**Task data**:
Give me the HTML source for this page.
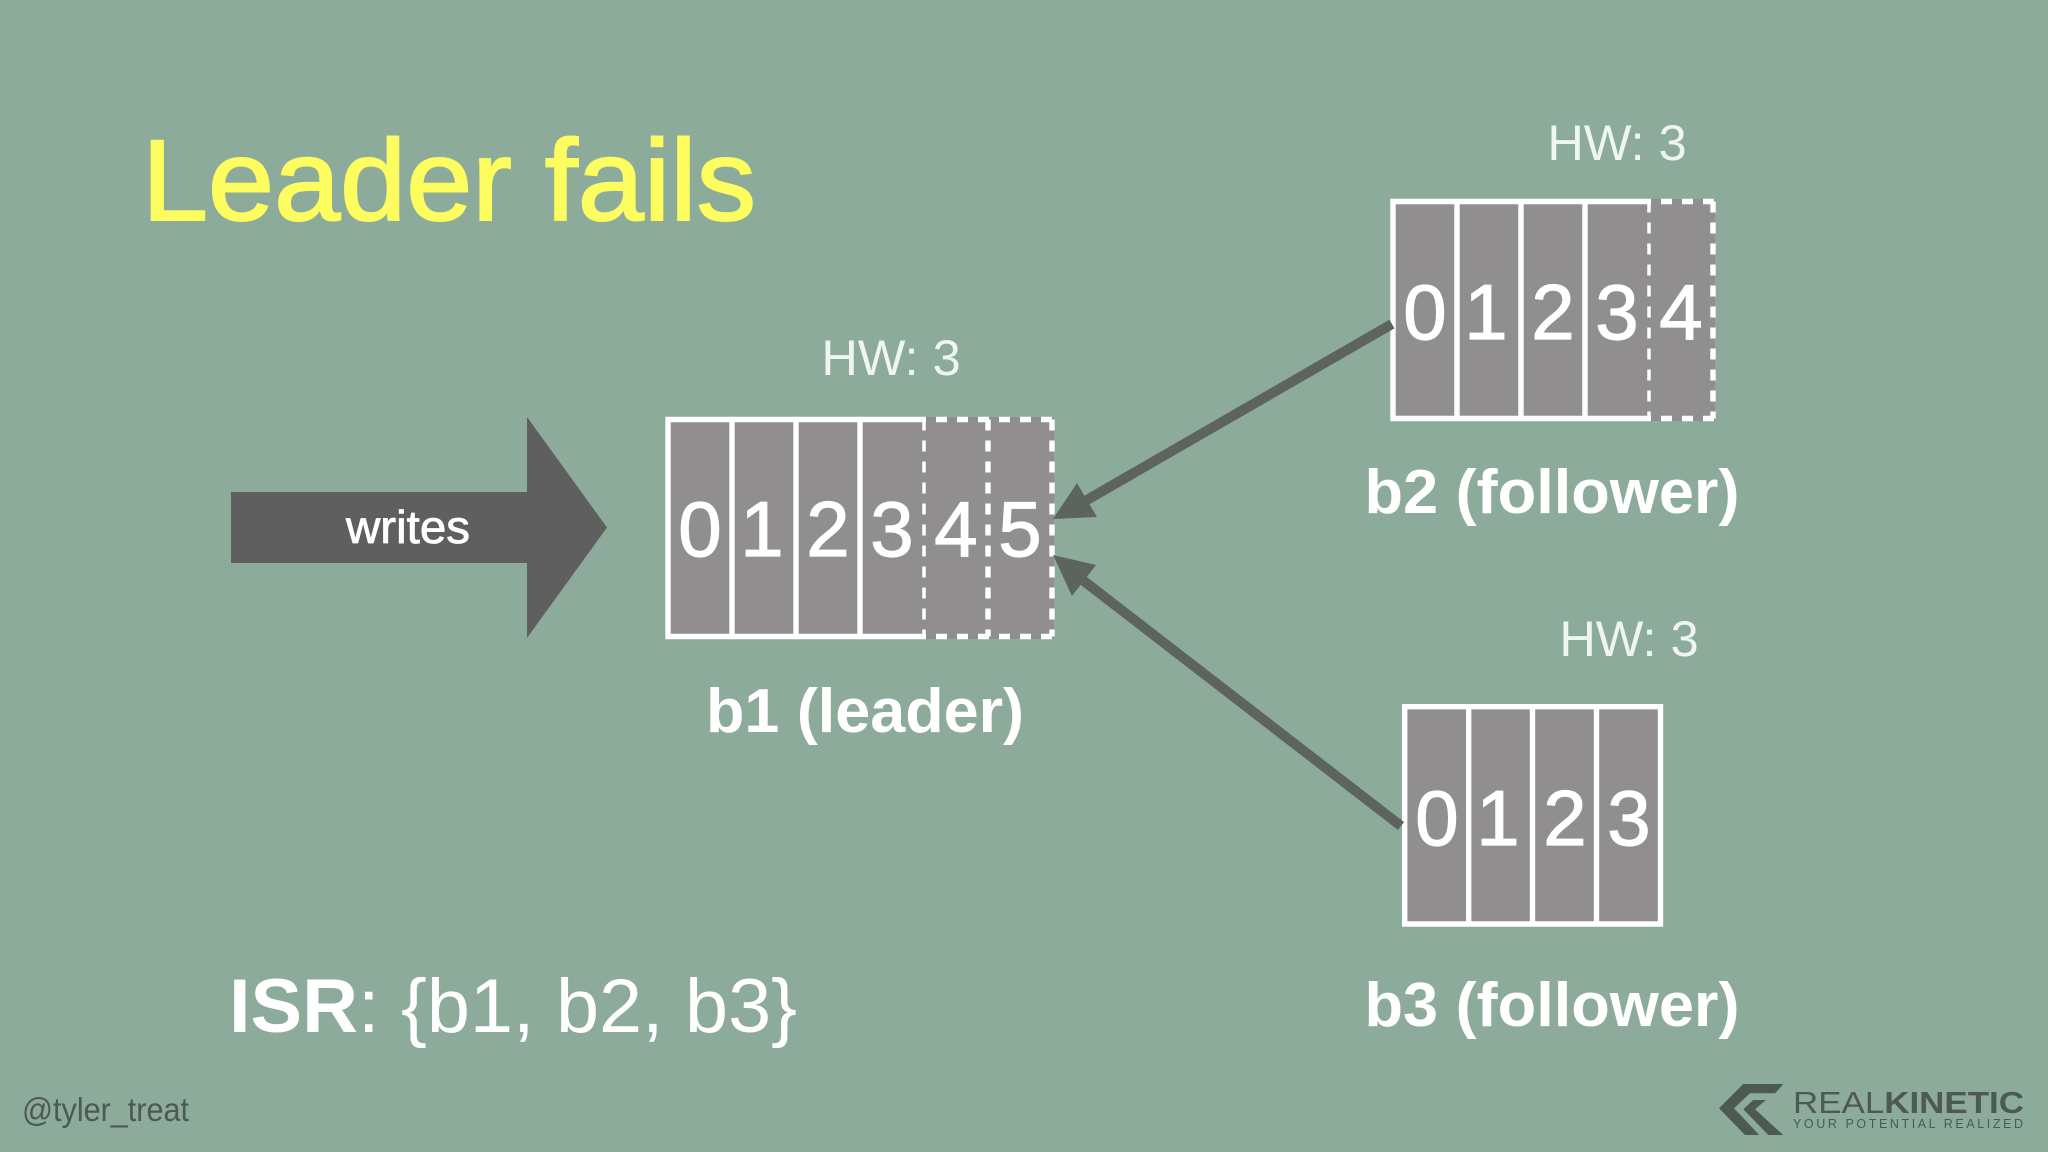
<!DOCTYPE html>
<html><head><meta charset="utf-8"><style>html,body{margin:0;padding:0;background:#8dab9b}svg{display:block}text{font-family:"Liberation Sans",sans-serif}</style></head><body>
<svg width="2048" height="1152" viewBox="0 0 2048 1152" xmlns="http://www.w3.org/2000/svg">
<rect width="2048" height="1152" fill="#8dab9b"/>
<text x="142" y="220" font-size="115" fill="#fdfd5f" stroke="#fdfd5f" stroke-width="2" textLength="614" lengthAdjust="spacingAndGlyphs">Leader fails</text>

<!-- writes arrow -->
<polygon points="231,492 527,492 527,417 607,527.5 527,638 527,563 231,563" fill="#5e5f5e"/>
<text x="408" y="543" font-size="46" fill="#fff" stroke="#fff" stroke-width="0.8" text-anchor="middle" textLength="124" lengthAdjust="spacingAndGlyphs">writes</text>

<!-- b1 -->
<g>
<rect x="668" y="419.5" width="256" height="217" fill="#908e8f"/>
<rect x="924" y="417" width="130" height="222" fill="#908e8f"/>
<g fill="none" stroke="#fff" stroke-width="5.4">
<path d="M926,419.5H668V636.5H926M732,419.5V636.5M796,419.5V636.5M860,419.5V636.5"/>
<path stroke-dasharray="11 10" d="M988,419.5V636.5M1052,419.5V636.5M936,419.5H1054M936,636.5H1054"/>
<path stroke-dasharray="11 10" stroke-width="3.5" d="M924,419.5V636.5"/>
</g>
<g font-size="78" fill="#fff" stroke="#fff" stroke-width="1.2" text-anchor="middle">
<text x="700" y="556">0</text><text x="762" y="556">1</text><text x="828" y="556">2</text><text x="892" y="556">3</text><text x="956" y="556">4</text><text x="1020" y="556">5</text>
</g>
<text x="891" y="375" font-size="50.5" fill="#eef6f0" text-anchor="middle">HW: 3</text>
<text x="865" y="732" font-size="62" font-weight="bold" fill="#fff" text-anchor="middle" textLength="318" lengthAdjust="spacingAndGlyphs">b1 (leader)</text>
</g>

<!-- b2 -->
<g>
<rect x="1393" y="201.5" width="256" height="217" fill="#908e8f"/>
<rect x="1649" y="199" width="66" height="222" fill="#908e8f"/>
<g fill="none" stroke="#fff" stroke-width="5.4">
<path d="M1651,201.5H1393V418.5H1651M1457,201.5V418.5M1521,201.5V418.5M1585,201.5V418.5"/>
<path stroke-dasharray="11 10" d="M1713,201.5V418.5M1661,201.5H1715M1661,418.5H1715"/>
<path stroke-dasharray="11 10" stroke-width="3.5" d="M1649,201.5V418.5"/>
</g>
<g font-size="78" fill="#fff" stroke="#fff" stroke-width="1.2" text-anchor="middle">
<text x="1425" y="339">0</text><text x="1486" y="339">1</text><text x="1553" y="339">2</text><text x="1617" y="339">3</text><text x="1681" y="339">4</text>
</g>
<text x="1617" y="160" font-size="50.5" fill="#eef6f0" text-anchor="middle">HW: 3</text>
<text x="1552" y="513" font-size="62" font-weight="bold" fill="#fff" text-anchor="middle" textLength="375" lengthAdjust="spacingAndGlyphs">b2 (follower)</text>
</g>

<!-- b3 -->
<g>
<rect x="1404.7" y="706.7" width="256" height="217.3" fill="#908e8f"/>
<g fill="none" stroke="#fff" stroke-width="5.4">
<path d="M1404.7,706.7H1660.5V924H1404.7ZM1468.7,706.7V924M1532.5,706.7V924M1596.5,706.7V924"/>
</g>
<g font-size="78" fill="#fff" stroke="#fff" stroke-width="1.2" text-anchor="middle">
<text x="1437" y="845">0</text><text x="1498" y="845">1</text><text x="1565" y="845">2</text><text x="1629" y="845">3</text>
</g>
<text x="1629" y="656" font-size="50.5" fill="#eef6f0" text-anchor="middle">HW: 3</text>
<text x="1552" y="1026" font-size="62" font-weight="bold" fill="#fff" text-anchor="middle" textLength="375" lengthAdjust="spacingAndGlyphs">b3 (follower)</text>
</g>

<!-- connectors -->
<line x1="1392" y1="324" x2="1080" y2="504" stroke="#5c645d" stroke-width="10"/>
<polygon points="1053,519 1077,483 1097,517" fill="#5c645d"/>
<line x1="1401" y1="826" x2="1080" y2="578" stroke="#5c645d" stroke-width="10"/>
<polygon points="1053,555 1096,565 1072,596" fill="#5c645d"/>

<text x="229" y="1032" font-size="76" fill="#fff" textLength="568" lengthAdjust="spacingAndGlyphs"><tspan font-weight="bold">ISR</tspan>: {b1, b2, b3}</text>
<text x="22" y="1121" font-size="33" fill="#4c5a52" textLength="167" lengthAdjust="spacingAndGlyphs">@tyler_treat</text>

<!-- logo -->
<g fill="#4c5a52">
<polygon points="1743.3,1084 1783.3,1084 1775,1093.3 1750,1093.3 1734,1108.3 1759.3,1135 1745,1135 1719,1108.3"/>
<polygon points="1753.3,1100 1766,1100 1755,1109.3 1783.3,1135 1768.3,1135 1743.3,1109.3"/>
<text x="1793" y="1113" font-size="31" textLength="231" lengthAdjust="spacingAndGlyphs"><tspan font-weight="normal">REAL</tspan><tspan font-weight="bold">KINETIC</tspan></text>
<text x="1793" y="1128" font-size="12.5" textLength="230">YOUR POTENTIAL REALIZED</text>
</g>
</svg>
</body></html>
* * *
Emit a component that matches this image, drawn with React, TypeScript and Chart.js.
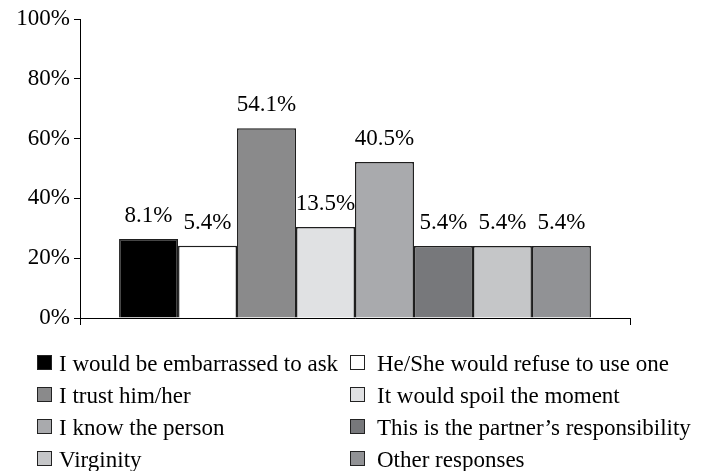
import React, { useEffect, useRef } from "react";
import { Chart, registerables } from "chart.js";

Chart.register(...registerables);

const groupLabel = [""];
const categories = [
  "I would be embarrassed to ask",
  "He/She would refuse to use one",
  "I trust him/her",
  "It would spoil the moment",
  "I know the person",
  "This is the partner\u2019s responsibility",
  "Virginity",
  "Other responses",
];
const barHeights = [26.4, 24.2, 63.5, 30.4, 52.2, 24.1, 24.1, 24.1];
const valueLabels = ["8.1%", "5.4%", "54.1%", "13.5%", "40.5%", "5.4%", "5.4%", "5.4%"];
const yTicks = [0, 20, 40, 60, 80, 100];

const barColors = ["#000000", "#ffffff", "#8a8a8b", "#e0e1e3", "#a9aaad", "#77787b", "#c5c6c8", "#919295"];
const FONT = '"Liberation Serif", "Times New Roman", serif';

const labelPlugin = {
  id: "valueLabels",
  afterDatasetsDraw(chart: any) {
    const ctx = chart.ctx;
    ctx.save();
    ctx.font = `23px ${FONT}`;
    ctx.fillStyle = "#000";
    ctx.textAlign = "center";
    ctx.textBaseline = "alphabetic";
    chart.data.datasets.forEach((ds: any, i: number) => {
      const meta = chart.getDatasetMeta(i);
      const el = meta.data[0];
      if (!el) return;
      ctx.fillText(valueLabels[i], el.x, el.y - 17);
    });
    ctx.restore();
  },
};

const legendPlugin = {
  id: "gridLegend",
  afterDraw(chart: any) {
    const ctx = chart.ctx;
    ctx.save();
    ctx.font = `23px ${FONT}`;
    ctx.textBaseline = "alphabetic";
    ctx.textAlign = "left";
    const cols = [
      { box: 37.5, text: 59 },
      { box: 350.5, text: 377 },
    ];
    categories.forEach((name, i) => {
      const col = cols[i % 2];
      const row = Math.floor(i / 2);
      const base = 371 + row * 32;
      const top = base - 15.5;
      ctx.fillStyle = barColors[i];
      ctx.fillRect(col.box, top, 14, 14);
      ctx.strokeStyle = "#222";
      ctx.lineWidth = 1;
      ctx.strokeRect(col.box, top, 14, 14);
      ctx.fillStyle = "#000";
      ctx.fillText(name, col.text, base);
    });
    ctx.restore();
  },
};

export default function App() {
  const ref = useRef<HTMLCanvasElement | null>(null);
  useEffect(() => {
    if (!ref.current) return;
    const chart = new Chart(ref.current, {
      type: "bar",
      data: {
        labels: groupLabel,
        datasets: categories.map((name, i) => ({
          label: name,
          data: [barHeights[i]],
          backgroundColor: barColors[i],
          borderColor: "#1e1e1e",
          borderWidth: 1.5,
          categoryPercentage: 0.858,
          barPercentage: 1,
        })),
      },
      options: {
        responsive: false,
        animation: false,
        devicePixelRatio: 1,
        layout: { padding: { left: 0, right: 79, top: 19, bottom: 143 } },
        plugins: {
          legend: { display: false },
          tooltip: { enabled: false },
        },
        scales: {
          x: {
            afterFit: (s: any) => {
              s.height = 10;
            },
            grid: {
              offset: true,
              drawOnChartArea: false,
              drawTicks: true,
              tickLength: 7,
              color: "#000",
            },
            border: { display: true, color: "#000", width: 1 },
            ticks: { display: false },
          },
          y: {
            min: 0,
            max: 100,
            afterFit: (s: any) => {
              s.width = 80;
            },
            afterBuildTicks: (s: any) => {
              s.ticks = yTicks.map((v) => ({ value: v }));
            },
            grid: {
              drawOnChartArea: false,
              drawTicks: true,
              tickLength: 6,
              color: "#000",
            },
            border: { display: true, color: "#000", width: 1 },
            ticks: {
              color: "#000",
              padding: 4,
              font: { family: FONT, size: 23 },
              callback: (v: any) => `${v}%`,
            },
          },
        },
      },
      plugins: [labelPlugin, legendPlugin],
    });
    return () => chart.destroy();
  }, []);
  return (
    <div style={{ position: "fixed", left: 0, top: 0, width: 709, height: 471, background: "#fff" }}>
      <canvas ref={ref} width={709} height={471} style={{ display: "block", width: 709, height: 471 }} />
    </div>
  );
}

**To be done**:
Start with the line that includes "Emit a component" and finish with the line that includes "const yTicks = [0, 20, 40, 60, 80, 100];": reproduce those lines exactly, nothing before or after, and omit any pictures.

**Worked solution**:
Emit a component that matches this image, drawn with React, TypeScript and Chart.js.
import React, { useEffect, useRef } from "react";
import { Chart, registerables } from "chart.js";

Chart.register(...registerables);

const groupLabel = [""];
const categories = [
  "I would be embarrassed to ask",
  "He/She would refuse to use one",
  "I trust him/her",
  "It would spoil the moment",
  "I know the person",
  "This is the partner\u2019s responsibility",
  "Virginity",
  "Other responses",
];
const barHeights = [26.4, 24.2, 63.5, 30.4, 52.2, 24.1, 24.1, 24.1];
const valueLabels = ["8.1%", "5.4%", "54.1%", "13.5%", "40.5%", "5.4%", "5.4%", "5.4%"];
const yTicks = [0, 20, 40, 60, 80, 100];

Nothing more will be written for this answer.